Susi mengatakan, asuransi tak hanya dibutuhkan untuk melindungi stakeholder perikanan, tetapi juga untuk melindungi uang Negara. Untuk itu, semua kontrak atau bisnis, baik yang menggunakan uang pribadi maupun Negara harus mendapat perlindungan melalui asuransi.

“Melindungi uang Negara dan melindungi orang-orang dari kemungkinan force majeure, kemungkinan fraud dengan adanya asuransi di sana. Jadi every single contract or business itu semua covered by protection,” ungkapnya.

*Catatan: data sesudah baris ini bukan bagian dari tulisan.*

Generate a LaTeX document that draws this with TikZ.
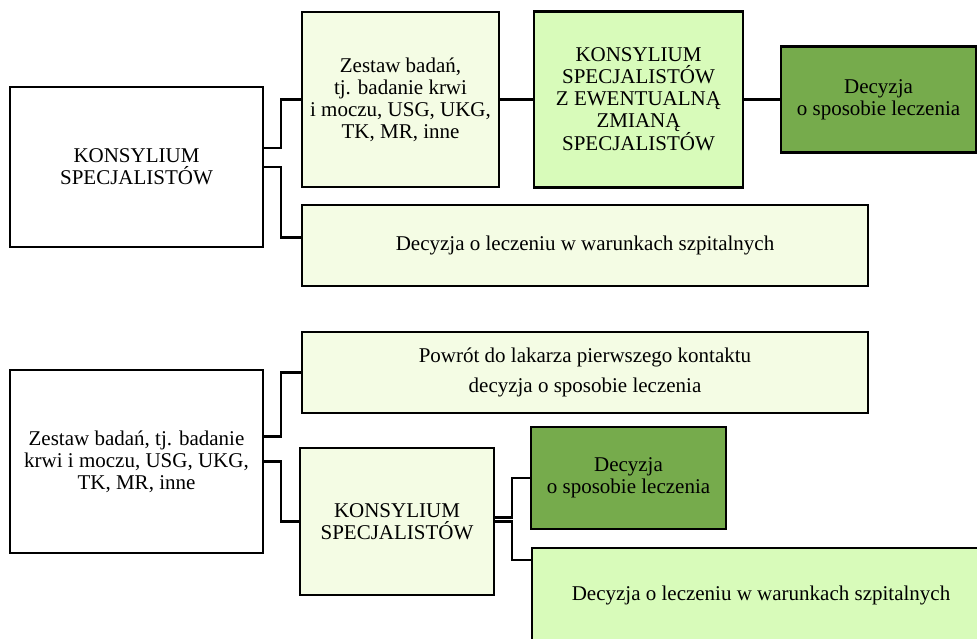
\documentclass[tikz,border=0pt]{standalone}
\usepackage{fontspec}
\setmainfont{Liberation Serif}
\usetikzlibrary{positioning,calc}

\definecolor{palegreen}{RGB}{244,252,228}
\definecolor{midgreen}{RGB}{216,251,186}
\definecolor{darkgreen}{RGB}{118,171,76}

\begin{document}
\begin{tikzpicture}[x=1pt,y=-1pt,font=\fontsize{21}{22}\selectfont]
  % Node styles
  \tikzstyle{plainbox}=[draw,line width=2.4pt,inner sep=0pt,outer sep=0pt,align=center,fill=white]
  \tikzstyle{palebox}=[plainbox,fill=palegreen]
  \tikzstyle{midbox}=[plainbox,fill=midgreen]
  \tikzstyle{darkbox}=[plainbox,fill=darkgreen]
  \tikzstyle{link}=[line width=2.2pt]

  \useasboundingbox (0,0) rectangle (977,638);
  \clip (0,0) rectangle (977,638);

  % Upper tree
  \node[plainbox,minimum width=253pt,minimum height=160pt,anchor=north west] (kons) at (10,87) {KONSYLIUM\\SPECJALISTÓW};
  \node[palebox,minimum width=197pt,minimum height=175pt,anchor=north west] (zest) at (302,12) {Zestaw badań,\\tj. badanie krwi\\i moczu, USG, UKG,\\TK, MR, inne};
  \node[midbox,minimum width=209pt,minimum height=176pt,right=35pt of zest] (konsz) {KONSYLIUM\\SPECJALISTÓW\\Z EWENTUALNĄ\\ZMIANĄ\\SPECJALISTÓW};
  \node[darkbox,minimum width=195pt,minimum height=106pt,right=38pt of konsz] (dec) {Decyzja\\o sposobie leczenia};
  \node[palebox,minimum width=566pt,minimum height=81pt,anchor=north west] (szpit) at (302,205) {Decyzja o leczeniu w warunkach szpitalnych};

  % Lower tree
  \node[plainbox,minimum width=253pt,minimum height=183pt,anchor=north west] (zestb) at (10,370) {Zestaw badań, tj. badanie\\krwi i moczu, USG, UKG,\\TK, MR, inne};
  \node[palebox,minimum width=566pt,minimum height=81pt,anchor=north west,font=\fontsize{21}{30}\selectfont] (powrot) at (302,332) {Powrót do lakarza pierwszego kontaktu\\decyzja o sposobie leczenia};
  \node[palebox,minimum width=194pt,minimum height=147pt,anchor=north west] (konsb) at (300,448) {KONSYLIUM\\SPECJALISTÓW};
  \node[darkbox,minimum width=195pt,minimum height=102pt,anchor=north west] (decb) at (531,427) {Decyzja\\o sposobie leczenia};
  \node[midbox,minimum width=458pt,minimum height=94pt,anchor=north west] (szpitb) at (532,548) {Decyzja o leczeniu w warunkach szpitalnych};

  % Connections
  \draw[link] ([yshift=19pt]kons.east) -- ++(18,0) |- (zest.west);
  \draw[link] (kons.east) -- ++(18,0) |- ([yshift=8pt]szpit.west);
  \draw[link] (zest.east) -- (konsz.west);
  \draw[link] (konsz.east) -- (dec.west);

  \draw[link] ([yshift=25pt]zestb.east) -- ++(18,0) |- (powrot.west);
  \draw[link] (zestb.east) -- ++(18,0) |- (konsb.west);
  \draw[link] ([yshift=4pt]konsb.east) -- ++(18,0) |- (decb.west);
  \draw[link] (konsb.east) -- ++(18,0) |- ([yshift=35pt]szpitb.west);
\end{tikzpicture}
\end{document}
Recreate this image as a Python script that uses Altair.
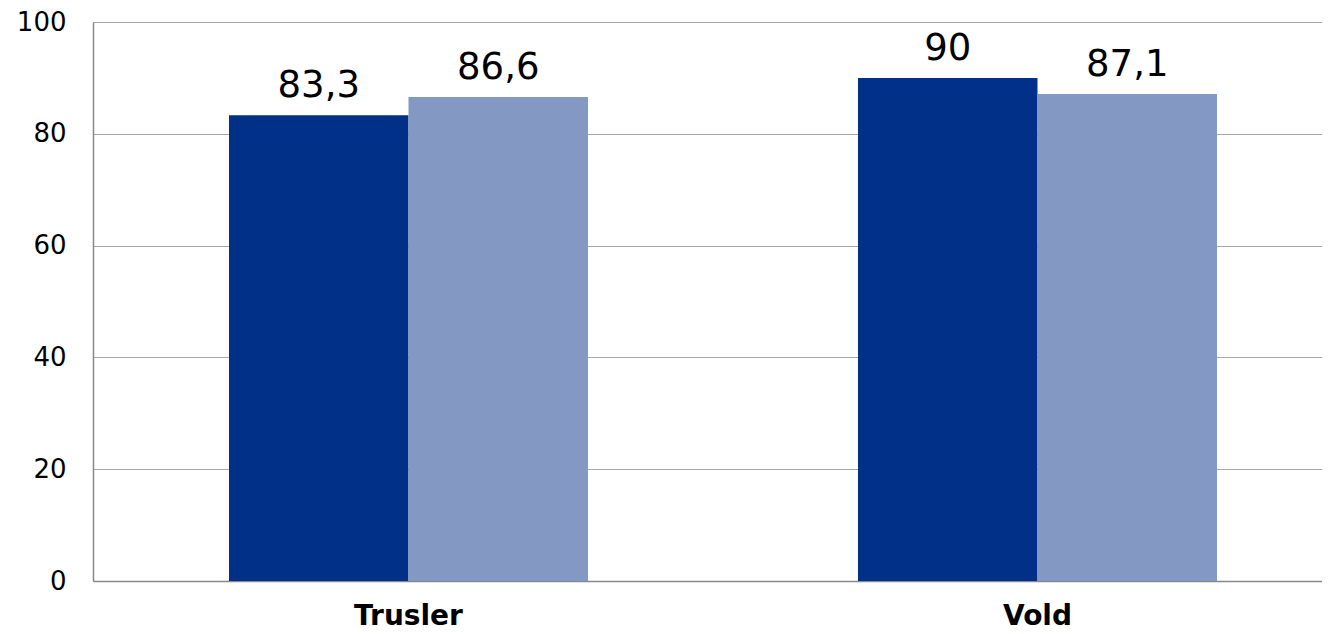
import altair as alt
import pandas as pd

categories = ["Trusler", "Trusler", "Vold", "Vold"]
series = ["Serie 1", "Serie 2", "Serie 1", "Serie 2"]
values = [83.3, 86.6, 90.0, 87.1]
y_ticks = [0, 20, 40, 60, 80, 100]

df = pd.DataFrame({"kategori": categories, "serie": series, "verdi": values})

FONT = "DejaVu Sans"

x_enc = alt.X(
    "kategori:N",
    sort=["Trusler", "Vold"],
    title=None,
    scale=alt.Scale(paddingInner=0.42925, paddingOuter=0.19157, align=0.5643),
    axis=alt.Axis(
        labelAngle=0, labelFont=FONT, labelFontSize=28, labelFontWeight="bold",
        labelColor="black", labelPadding=21, ticks=False, domainColor="#888888",
        domainWidth=1.5, grid=False,
    ),
)
xoff = alt.XOffset("serie:N", sort=["Serie 1", "Serie 2"], scale=alt.Scale(paddingInner=0, paddingOuter=0))
y_enc = alt.Y(
    "verdi:Q",
    title=None,
    scale=alt.Scale(domain=[0, 100], nice=False),
    axis=alt.Axis(
        values=y_ticks, labelFont=FONT, labelFontSize=26, labelColor="black",
        labelPadding=27, ticks=False, domainColor="#888888", domainWidth=1.5,
        gridColor="#a6a6a6", gridWidth=1,
    ),
)

base = alt.Chart(df).encode(x=x_enc, xOffset=xoff, y=y_enc)

bars = base.mark_bar().encode(
    color=alt.Color(
        "serie:N",
        scale=alt.Scale(domain=["Serie 1", "Serie 2"], range=["#003087", "#8399C4"]),
        legend=None,
    )
)

labels = base.transform_calculate(
    lbl="replace(toString(datum.verdi), '.', ',')"
).mark_text(
    font=FONT, fontSize=37, color="black", baseline="alphabetic", dy=-18
).encode(text="lbl:N")

chart = alt.layer(bars, labels).properties(
    width=1229, height=559,
    autosize=alt.AutoSizeParams(type="none"),
    padding={"left": 85, "top": 14, "right": 0, "bottom": 53},
).configure_view(stroke=None).configure_axis(domainColor="#888888")

chart.save("out.html", embed_options={"renderer": "svg", "actions": False})
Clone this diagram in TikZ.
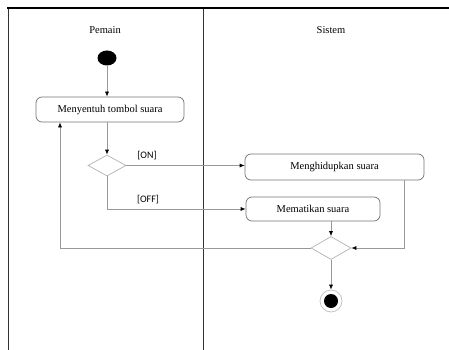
\documentclass[tikz,border=0pt]{standalone}
\usepackage{fontspec}
\setmainfont{Liberation Serif}
\newfontfamily\guardfont{Carlito}
\usetikzlibrary{arrows.meta,shapes.geometric}
\tikzset{
  act/.style={draw=black!55, line width=0.7pt, rounded corners=6pt, font=\fontsize{10.5}{12}\selectfont, inner sep=0pt},
  dia/.style={draw=black!30, line width=0.7pt, diamond, inner sep=0pt, minimum width=38pt, minimum height=21pt, aspect=1.8},
  flow/.style={draw=black!40, line width=0.7pt, -{Latex[length=5pt,width=4pt,color=black]}},
  lane/.style={draw=black!80, line width=0.8pt},
  guard/.style={font=\guardfont\fontsize{10}{12}\selectfont, inner sep=0pt},
  title/.style={font=\fontsize{10.5}{12}\selectfont, inner sep=0pt}
}
\begin{document}
\begin{tikzpicture}[x=1pt,y=-1pt]
\useasboundingbox (0,0) rectangle (449,350);
% swimlanes
\draw[lane] (8,8) -- (8,350);
\draw[lane] (203,8) -- (203,350);
\draw[draw=black, line width=2.5pt] (7,8) -- (449,8);
\node[title] (tp) at (105,30) {Pemain};
\node[title] (ts) at (331,30) {Sistem};
% nodes
\node[fill=black, ellipse, minimum width=19pt, minimum height=15pt, inner sep=0pt] (start) at (107,58) {};
\node[act, minimum width=148pt, minimum height=25pt] (a1) at (110,109.5) {Menyentuh tombol suara};
\node[dia] (d1) at (107,165.5) {};
\node[act, minimum width=179pt, minimum height=26pt] (a2) at (334.5,167) {Menghidupkan suara};
\node[act, minimum width=134pt, minimum height=24pt] (a3) at (313,209) {Mematikan suara};
\node[dia, minimum width=40pt, minimum height=23pt] (d2) at (331,248) {};
\node[circle, draw=black!25, line width=0.7pt, minimum size=22pt, inner sep=0pt] (fin) at (331,301) {};
\node[circle, fill=black, minimum size=14pt, inner sep=0pt] (finin) at (331,301) {};
\coordinate (rx) at (404,0);
\coordinate (lp) at (60,248);
% guards
\node[guard] (gon) at (147,156) {[ON]};
\node[guard] (goff) at (148,200) {[OFF]};
% connectors
\draw[flow] (start.south) -- (start.south |- a1.north);
\draw[flow] (a1.south -| d1.north) -- (d1.north);
\draw[flow] (d1.east) -- (d1.east -| a2.west);
\draw[flow] (d1.south) |- (a3.west);
\draw[flow] (d2.north |- a3.south) -- (d2.north);
\draw[flow] (a2.south -| rx) |- (d2.east);
\draw[flow] (d2.west) -- (lp) -- (lp |- a1.south);
\draw[flow] (d2.south) -- (fin.north);
\end{tikzpicture}
\end{document}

Agar pembudidaya ikan kecil berkembang dengan baik dan mampu bersaing dengan pengusaha besar, Susi menyebut, pihaknya sengaja melaksanakan berbagai program yang langsung menyentuh masyarakat. Kata dia, sebagian besar pelaku usaha budidaya merupakan pembudidaya ikan kecil dan karenanya Negara harus hadir memberikan jaminan perlindungan bagi mereka disaat menghadapi kegagalan produksi.

“Seluruh program di KKP akan didorong sebagai bentuk implementasi UU No.7/2016 tentang Pemberdayaan dan Perlindungan Nelayan, Pembudidaya Ikan, dan Petambak Garam,” tegasnya.